→ GIVEN TASK: Pictures are not part of the copy; repeat everything else in the records exactly.

→ EXTRACTED ENTRIES:
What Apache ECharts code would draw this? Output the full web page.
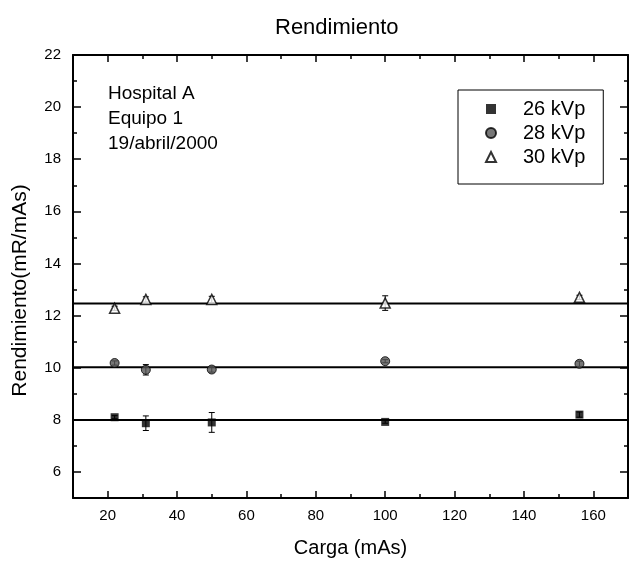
<!DOCTYPE html>
<html>
<head>
<meta charset="utf-8">
<script src="https://cdn.jsdelivr.net/npm/echarts@6/dist/echarts.min.js"></script>
<style>
  html, body { margin: 0; padding: 0; background: #fff; }
  #chart { width: 630px; height: 570px; }
</style>
</head>
<body>
<div id="chart"></div>
<script>
// Charge values (mAs) at which output was measured
const cargas = [22, 31, 50, 100, 156];

// Output (mR/mAs) per tube voltage, with measurement uncertainty
const rend26 = [8.10, 7.87, 7.90, 7.92, 8.20];
const err26  = [0.06, 0.28, 0.38, 0.05, 0.10];
const rend28 = [10.18, 9.92, 9.93, 10.25, 10.15];
const err28  = [0.08, 0.20, 0.10, 0.06, 0.10];
const rend30 = [12.28, 12.62, 12.62, 12.48, 12.70];
const err30  = [0.08, 0.10, 0.12, 0.28, 0.08];

// Constant fit level for each voltage
const ajustes = [7.99, 10.02, 12.46];

const seriesNames = ['26 kVp', '28 kVp', '30 kVp'];

// Axis ranges and tick positions
const xRange = [10, 170];
const yRange = [5, 22];
const xMajor = [20, 40, 60, 80, 100, 120, 140, 160];
const xMinor = [30, 50, 70, 90, 110, 130, 150];
const yMajor = [6, 8, 10, 12, 14, 16, 18, 20, 22];
const yMinor = [7, 9, 11, 13, 15, 17, 19, 21];

const FONT = 'Liberation Sans, Arial, Helvetica, sans-serif';

function pairs(xs, ys) { return xs.map((x, i) => [x, ys[i]]); }
function triples(xs, ys, es) { return xs.map((x, i) => [x, ys[i], es[i]]); }

function errorBar(params, api) {
  const x = api.value(0), y = api.value(1), e = api.value(2);
  const hi = api.coord([x, y + e]);
  const lo = api.coord([x, y - e]);
  const w = 3;
  const st = { stroke: '#000', lineWidth: 1 };
  return {
    type: 'group',
    children: [
      { type: 'line', shape: { x1: hi[0], y1: hi[1], x2: lo[0], y2: lo[1] }, style: st },
      { type: 'line', shape: { x1: hi[0] - w, y1: hi[1], x2: hi[0] + w, y2: hi[1] }, style: st },
      { type: 'line', shape: { x1: lo[0] - w, y1: lo[1], x2: lo[0] + w, y2: lo[1] }, style: st }
    ]
  };
}

function xAxisDef(position, ticks, len, showLine, showLabel, extra) {
  return Object.assign({
    type: 'value', position: position, min: xRange[0], max: xRange[1],
    axisLine: { show: showLine, onZero: false, lineStyle: { color: '#000', width: 2 } },
    axisTick: { show: true, inside: true, length: len, customValues: ticks, lineStyle: { color: '#000', width: 1.5 } },
    axisLabel: { show: showLabel, customValues: ticks, color: '#000', fontSize: 15, fontFamily: FONT, margin: 10 },
    splitLine: { show: false }
  }, extra || {});
}
function yAxisDef(position, ticks, len, showLine, showLabel, extra) {
  return Object.assign({
    type: 'value', position: position, min: yRange[0], max: yRange[1],
    axisLine: { show: showLine, onZero: false, lineStyle: { color: '#000', width: 2 } },
    axisTick: { show: true, inside: true, length: len, customValues: ticks, lineStyle: { color: '#000', width: 1.5 } },
    axisLabel: { show: showLabel, customValues: ticks, color: '#000', fontSize: 15, fontFamily: FONT, margin: 12 },
    splitLine: { show: false }
  }, extra || {});
}

const markers = [
  { symbol: 'rect', size: 8, style: { color: '#000' } },
  { symbol: 'circle', size: 9, style: { color: '#555', borderColor: '#000', borderWidth: 1 } },
  { symbol: 'triangle', size: 10, style: { color: '#fff', borderColor: '#000', borderWidth: 1.5 } }
];
const values = [rend26, rend28, rend30];
const errors = [err26, err28, err30];

const series = [];
ajustes.forEach((v) => {
  series.push({
    type: 'line', data: [[xRange[0], v], [xRange[1], v]], symbol: 'none', silent: true,
    lineStyle: { color: '#000', width: 2 }, z: 1
  });
});
errors.forEach((es, i) => {
  series.push({
    type: 'custom', renderItem: errorBar, data: triples(cargas, values[i], es), z: 2, silent: true
  });
});
values.forEach((ys, i) => {
  series.push({
    name: seriesNames[i], type: 'scatter', data: pairs(cargas, ys),
    symbol: markers[i].symbol, symbolSize: markers[i].size, itemStyle: markers[i].style, z: 3
  });
});

const chart = echarts.init(document.getElementById('chart'), null, { renderer: 'canvas' });
chart.setOption({
  backgroundColor: '#fff',
  animation: false,
  title: {
    text: 'Rendimiento', left: 270, top: 12,
    textStyle: { fontFamily: FONT, fontSize: 22, fontWeight: 'normal', color: '#000' }
  },
  legend: {
    data: seriesNames, orient: 'vertical', left: 458, top: 90,
    padding: [9, 18, 17, 27], itemGap: 4, itemWidth: 10, itemHeight: 10,
    borderColor: '#000', borderWidth: 1,
    textStyle: { fontFamily: FONT, fontSize: 20, color: '#000', lineHeight: 20, padding: [0, 0, 0, 22] }
  },
  grid: { left: 73, right: 2, top: 55, bottom: 72, containLabel: false },
  xAxis: [
    xAxisDef('bottom', xMajor, 7, true, true, {
      name: 'Carga (mAs)', nameLocation: 'middle', nameGap: 40,
      nameTextStyle: { fontFamily: FONT, fontSize: 20, color: '#000' }
    }),
    xAxisDef('bottom', xMinor, 4, false, false),
    xAxisDef('top', xMajor, 7, true, false),
    xAxisDef('top', xMinor, 4, false, false)
  ],
  yAxis: [
    yAxisDef('left', yMajor, 8, true, true, {
      name: 'Rendimiento(mR/mAs)', nameLocation: 'middle', nameGap: 42,
      nameTextStyle: { fontFamily: FONT, fontSize: 21, color: '#000', padding: [0, 28, 0, 0] }
    }),
    yAxisDef('left', yMinor, 4, false, false),
    yAxisDef('right', yMajor, 8, true, false),
    yAxisDef('right', yMinor, 4, false, false)
  ],
  graphic: [{
    type: 'text', left: 108, top: 81, silent: true,
    style: {
      text: 'Hospital A\nEquipo 1\n19/abril/2000',
      font: '19px ' + FONT, fill: '#000', lineHeight: 25
    }
  }],
  series: series
});
</script>
</body>
</html>
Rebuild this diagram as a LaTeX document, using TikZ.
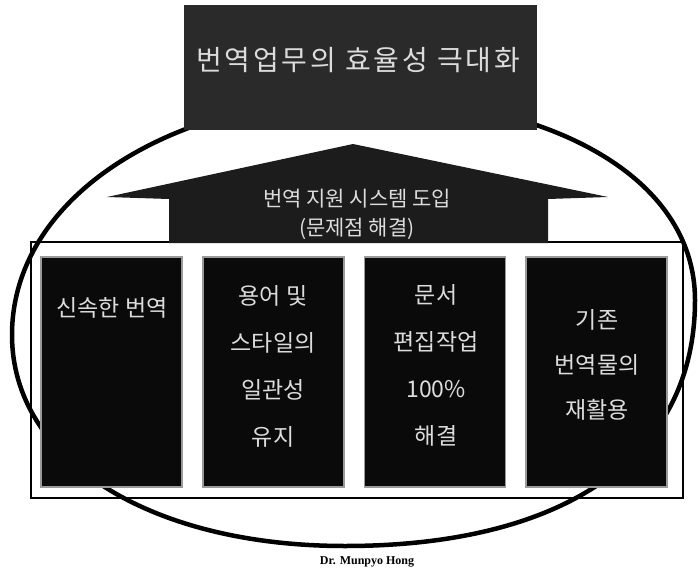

→ FINISHED EXERCISE:
What Apache ECharts code would draw this? Output the full web page.
<!DOCTYPE html>
<html>
<head>
<meta charset="utf-8">
<script src="https://cdn.jsdelivr.net/npm/echarts@6/dist/echarts.min.js"></script>
<style>
  html, body { margin: 0; padding: 0; background: #fff; }
  #chart { width: 630px; height: 570px; }
</style>
</head>
<body>
<div id="chart"></div>
<script>
// Charge values (mAs) at which output was measured
const cargas = [22, 31, 50, 100, 156];

// Output (mR/mAs) per tube voltage, with measurement uncertainty
const rend26 = [8.10, 7.87, 7.90, 7.92, 8.20];
const err26  = [0.06, 0.28, 0.38, 0.05, 0.10];
const rend28 = [10.18, 9.92, 9.93, 10.25, 10.15];
const err28  = [0.08, 0.20, 0.10, 0.06, 0.10];
const rend30 = [12.28, 12.62, 12.62, 12.48, 12.70];
const err30  = [0.08, 0.10, 0.12, 0.28, 0.08];

// Constant fit level for each voltage
const ajustes = [7.99, 10.02, 12.46];

const seriesNames = ['26 kVp', '28 kVp', '30 kVp'];

// Axis ranges and tick positions
const xRange = [10, 170];
const yRange = [5, 22];
const xMajor = [20, 40, 60, 80, 100, 120, 140, 160];
const xMinor = [30, 50, 70, 90, 110, 130, 150];
const yMajor = [6, 8, 10, 12, 14, 16, 18, 20, 22];
const yMinor = [7, 9, 11, 13, 15, 17, 19, 21];

const FONT = 'Liberation Sans, Arial, Helvetica, sans-serif';

function pairs(xs, ys) { return xs.map((x, i) => [x, ys[i]]); }
function triples(xs, ys, es) { return xs.map((x, i) => [x, ys[i], es[i]]); }

function errorBar(params, api) {
  const x = api.value(0), y = api.value(1), e = api.value(2);
  const hi = api.coord([x, y + e]);
  const lo = api.coord([x, y - e]);
  const w = 3;
  const st = { stroke: '#000', lineWidth: 1 };
  return {
    type: 'group',
    children: [
      { type: 'line', shape: { x1: hi[0], y1: hi[1], x2: lo[0], y2: lo[1] }, style: st },
      { type: 'line', shape: { x1: hi[0] - w, y1: hi[1], x2: hi[0] + w, y2: hi[1] }, style: st },
      { type: 'line', shape: { x1: lo[0] - w, y1: lo[1], x2: lo[0] + w, y2: lo[1] }, style: st }
    ]
  };
}

function xAxisDef(position, ticks, len, showLine, showLabel, extra) {
  return Object.assign({
    type: 'value', position: position, min: xRange[0], max: xRange[1],
    axisLine: { show: showLine, onZero: false, lineStyle: { color: '#000', width: 2 } },
    axisTick: { show: true, inside: true, length: len, customValues: ticks, lineStyle: { color: '#000', width: 1.5 } },
    axisLabel: { show: showLabel, customValues: ticks, color: '#000', fontSize: 15, fontFamily: FONT, margin: 10 },
    splitLine: { show: false }
  }, extra || {});
}
function yAxisDef(position, ticks, len, showLine, showLabel, extra) {
  return Object.assign({
    type: 'value', position: position, min: yRange[0], max: yRange[1],
    axisLine: { show: showLine, onZero: false, lineStyle: { color: '#000', width: 2 } },
    axisTick: { show: true, inside: true, length: len, customValues: ticks, lineStyle: { color: '#000', width: 1.5 } },
    axisLabel: { show: showLabel, customValues: ticks, color: '#000', fontSize: 15, fontFamily: FONT, margin: 12 },
    splitLine: { show: false }
  }, extra || {});
}

const markers = [
  { symbol: 'rect', size: 8, style: { color: '#000' } },
  { symbol: 'circle', size: 9, style: { color: '#555', borderColor: '#000', borderWidth: 1 } },
  { symbol: 'triangle', size: 10, style: { color: '#fff', borderColor: '#000', borderWidth: 1.5 } }
];
const values = [rend26, rend28, rend30];
const errors = [err26, err28, err30];

const series = [];
ajustes.forEach((v) => {
  series.push({
    type: 'line', data: [[xRange[0], v], [xRange[1], v]], symbol: 'none', silent: true,
    lineStyle: { color: '#000', width: 2 }, z: 1
  });
});
errors.forEach((es, i) => {
  series.push({
    type: 'custom', renderItem: errorBar, data: triples(cargas, values[i], es), z: 2, silent: true
  });
});
values.forEach((ys, i) => {
  series.push({
    name: seriesNames[i], type: 'scatter', data: pairs(cargas, ys),
    symbol: markers[i].symbol, symbolSize: markers[i].size, itemStyle: markers[i].style, z: 3
  });
});

const chart = echarts.init(document.getElementById('chart'), null, { renderer: 'canvas' });
chart.setOption({
  backgroundColor: '#fff',
  animation: false,
  title: {
    text: 'Rendimiento', left: 270, top: 12,
    textStyle: { fontFamily: FONT, fontSize: 22, fontWeight: 'normal', color: '#000' }
  },
  legend: {
    data: seriesNames, orient: 'vertical', left: 458, top: 90,
    padding: [9, 18, 17, 27], itemGap: 4, itemWidth: 10, itemHeight: 10,
    borderColor: '#000', borderWidth: 1,
    textStyle: { fontFamily: FONT, fontSize: 20, color: '#000', lineHeight: 20, padding: [0, 0, 0, 22] }
  },
  grid: { left: 73, right: 2, top: 55, bottom: 72, containLabel: false },
  xAxis: [
    xAxisDef('bottom', xMajor, 7, true, true, {
      name: 'Carga (mAs)', nameLocation: 'middle', nameGap: 40,
      nameTextStyle: { fontFamily: FONT, fontSize: 20, color: '#000' }
    }),
    xAxisDef('bottom', xMinor, 4, false, false),
    xAxisDef('top', xMajor, 7, true, false),
    xAxisDef('top', xMinor, 4, false, false)
  ],
  yAxis: [
    yAxisDef('left', yMajor, 8, true, true, {
      name: 'Rendimiento(mR/mAs)', nameLocation: 'middle', nameGap: 42,
      nameTextStyle: { fontFamily: FONT, fontSize: 21, color: '#000', padding: [0, 28, 0, 0] }
    }),
    yAxisDef('left', yMinor, 4, false, false),
    yAxisDef('right', yMajor, 8, true, false),
    yAxisDef('right', yMinor, 4, false, false)
  ],
  graphic: [{
    type: 'text', left: 108, top: 81, silent: true,
    style: {
      text: 'Hospital A\nEquipo 1\n19/abril/2000',
      font: '19px ' + FONT, fill: '#000', lineHeight: 25
    }
  }],
  series: series
});
</script>
</body>
</html>
Rebuild this diagram as a LaTeX document, using TikZ.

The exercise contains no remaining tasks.